Milton's divorce tracts refer to the four interlinked polemical pamphlets—The Doctrine and Discipline of Divorce, The Judgment of Martin Bucer, Tetrachordon, and Colasterion—written by John Milton from 1643 to 1645. They argue for the legitimacy of divorce on grounds of spousal incompatibility. Arguing for divorce at all, let alone a version of no-fault divorce, was extremely controversial and religious figures sought to ban his tracts. Although the tracts were met with nothing but hostility and he later rued publishing them in English at all,[1] they are important for analysing the relationship between Adam and Eve in his epic Paradise Lost.
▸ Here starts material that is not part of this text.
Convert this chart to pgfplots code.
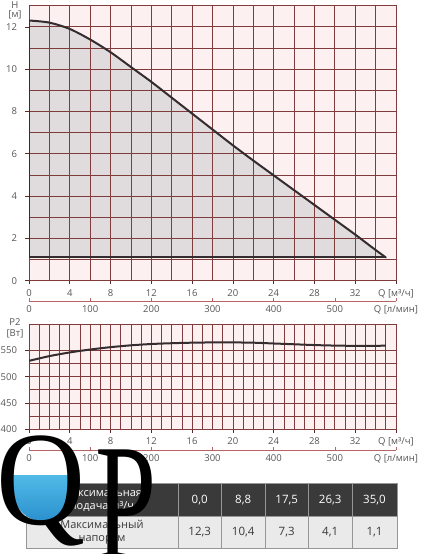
\documentclass[border=0pt]{standalone}
\usepackage{fontspec}
\setmainfont{Open Sans}
\newfontfamily\logofont{Liberation Serif}
\usepackage{pgfplots}
\pgfplotsset{compat=1.18}

\definecolor{gridc}{RGB}{128,60,60}
\definecolor{bgpink}{RGB}{253,240,240}
\definecolor{fillc}{RGB}{224,219,221}
\definecolor{curvec}{RGB}{52,44,46}
\definecolor{txtc}{RGB}{85,85,85}
\definecolor{lmin}{RGB}{185,100,100}
\definecolor{tdark}{RGB}{58,58,58}
\definecolor{tlight}{RGB}{234,234,234}
\definecolor{tline}{RGB}{150,150,150}
\definecolor{water1}{RGB}{80,185,230}
\definecolor{water2}{RGB}{15,115,190}

\pgfplotsset{
  chart/.style={
    scale only axis, width=367pt, xmin=0, xmax=36,
    set layers,
    axis background/.style={fill=bgpink},
    grid=both,
    major grid style={draw=gridc, line width=0.7pt},
    minor grid style={draw=gridc, line width=0.7pt},
    axis line style={draw=gridc, line width=0.7pt},
    tick align=outside, tick pos=left,
    major tick length=3.5pt, minor tick length=0pt,
    tick style={draw=gridc!70!black, line width=0.6pt},
    ticklabel style={font=\fontsize{9.5}{10}\selectfont, text=txtc},
    yticklabel style={xshift=-5pt},
    xticklabel style={yshift=-1.5pt},
    /pgf/number format/assume math mode=true,
  },
  lminaxis/.style={
    scale only axis, width=367pt, height=5pt,
    xmin=0, xmax=600, ymin=0, ymax=1,
    axis y line=none, axis x line*=bottom,
    axis line style={draw=lmin, line width=0.8pt},
    xtick={0,100,...,600},
    xticklabels={0,100,200,300,400,500,{Q [л/мин]}},
    tick align=inside, major tick length=2.5pt,
    tick style={draw=lmin, line width=0.6pt},
    ticklabel style={font=\fontsize{9.5}{10}\selectfont, text=txtc},
    xticklabel style={yshift=-1pt},
    /pgf/number format/assume math mode=true,
  },
}

\begin{document}
\begin{tikzpicture}

% head curve H(Q)
\begin{axis}[chart, at={(29pt,273.3pt)}, anchor=south west, height=275pt,
  ymin=0, ymax=13,
  xtick={0,4,...,36}, xticklabels={0,4,8,12,16,20,24,28,32,{Q [м³/ч]}},
  minor x tick num=1,
  ytick={0,2,...,12}, minor y tick num=1,
]
\addplot[on layer=axis background, fill=fillc, draw=none] coordinates {
  (0,1.1) (0,12.3) (1,12.27) (2,12.2) (3,12.07) (4,11.9) (5,11.67) (6,11.4)
  (7,11.11) (8,10.8) (9,10.46) (10,10.1) (12,9.4)
  (14,8.65) (16,7.9) (18,7.15) (20,6.4) (22,5.68) (24,4.98) (26,4.28)
  (28,3.58) (30,2.88) (32,2.18) (34,1.45) (35,1.1) (0,1.1)};
\addplot[curvec, line width=2pt, line join=round, line cap=round, smooth] coordinates {
  (0,12.3) (2,12.2) (4,11.9) (6,11.4) (8,10.8) (10,10.1) (12,9.4)
  (14,8.65) (16,7.9) (18,7.15) (20,6.4) (22,5.68) (24,4.98) (26,4.28)
  (28,3.58) (30,2.88) (32,2.18) (34,1.45) (35,1.1)};
\addplot[curvec, line width=2pt, line join=round] coordinates {
  (0,12.3) (0,1.1) (35,1.1)};
\end{axis}
\node[font=\fontsize{9.5}{10}\selectfont, text=txtc] at (15pt,549pt) {H};
\node[font=\fontsize{9.5}{10}\selectfont, text=txtc] at (15pt,539pt) {[м]};

\begin{axis}[lminaxis, at={(29pt,253pt)}, anchor=south west]
\addplot[draw=none] coordinates {(0,0) (600,1)};
\end{axis}

% power P2(Q)
\begin{axis}[chart, at={(29pt,124.7pt)}, anchor=south west, height=105.3pt,
  ymin=400, ymax=600,
  xtick={0,4,...,36}, xticklabels={0,4,8,12,16,20,24,28,32,{Q [м³/ч]}},
  minor x tick num=3,
  ytick={400,450,...,550}, minor y tick num=1,
]
\addplot[curvec, line width=2pt, smooth] coordinates {
  (0,530) (2,539) (4,546) (6,551.5) (8,556) (10,559.5) (12,562) (14,563.5)
  (16,564.5) (18,565) (20,565) (22,564.5) (24,563) (26,561.5) (28,560)
  (30,559) (32,558.5) (34,558.5) (35,559)};
\end{axis}
\node[font=\fontsize{9.5}{10}\selectfont, text=txtc] at (15pt,232pt) {P2};
\node[font=\fontsize{9.5}{10}\selectfont, text=txtc] at (15pt,220pt) {[Вт]};

\begin{axis}[lminaxis, at={(29pt,104pt)}, anchor=south west]
\addplot[draw=none] coordinates {(0,0) (600,1)};
\end{axis}

% table
\fill[tdark] (26.7pt,37.3pt) rectangle (397pt,70.7pt);
\fill[tlight] (26.7pt,5.7pt) rectangle (397pt,37.3pt);
\draw[tline, line width=0.6pt] (26.7pt,5.7pt) rectangle (397pt,70.7pt);
\draw[tline, line width=0.6pt] (26.7pt,37.3pt) -- (397pt,37.3pt);
\foreach \x in {178,221.5,265,308.5,352}
  \draw[tline, line width=0.6pt] (\x pt,5.7pt) -- (\x pt,70.7pt);
\node[text=white, font=\fontsize{11}{13}\selectfont, align=center] at (102pt,54pt)
  {Максимальная\\подача м³/ч};
\node[text=tdark, font=\fontsize{11}{13}\selectfont, align=center] at (102pt,21.5pt)
  {Максимальный\\напор, м};
\foreach \x/\a/\b in {199.7/{0,0}/{12,3}, 243.2/{8,8}/{10,4}, 286.7/{17,5}/{7,3},
                      330.2/{26,3}/{4,1}, 374.5/{35,0}/{1,1}} {
  \node[text=white, font=\fontsize{11.5}{13}\selectfont] at (\x pt,54pt) {\a};
  \node[text=tdark, font=\fontsize{11.5}{13}\selectfont] at (\x pt,21.5pt) {\b};
}

% logo watermark
\begin{scope}
  \clip (42pt,73pt) ellipse (32pt and 40pt);
  \shade[top color=water1, bottom color=water2] (0pt,0pt) rectangle (100pt,78pt);
\end{scope}
\node[anchor=base west, inner sep=0, xscale=0.92] at (-4pt,29pt)
  {\logofont\fontsize{134}{134}\selectfont Q};
\node[anchor=base west, inner sep=0, xscale=0.82, yscale=1.25] at (95pt,-5pt)
  {\logofont\fontsize{134}{134}\selectfont P};

\pgfresetboundingbox
\useasboundingbox (0,0) rectangle (422pt,554pt);
\end{tikzpicture}
\end{document}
Spanning three years characterised by turbulent changes in the English printing business, they also provide an important context for the publication of Areopagitica, Milton's most famous work of prose.[2]

Within a few years of the controversy that surrounded Milton, the contentious nature of the issue had settled. The Westminster Confession of Faith, which was written between 1643 and 1652 by contemporaries of Milton, allows for divorce in cases of infidelity and abandonment (Chapter 24, Section 5). Milton had addressed the Westminster Assembly of divines, the group who wrote the Confession, in August 1643.

  1. ^ Milton, John; Flannagan, Roy (1998). The riverside Milton. Boston (Mass): Houghton Mifflin. p. 928. ISBN 978-0-395-80999-0.
  2. ^ D. F. McKenzie, "The London Book Trade in 1644," in Making Meaning: Printers of the Mind and Other Essays, ed. Peter McDonald and Michael Suarez (Amherst: U of Massachusetts P, 2002), 140–1.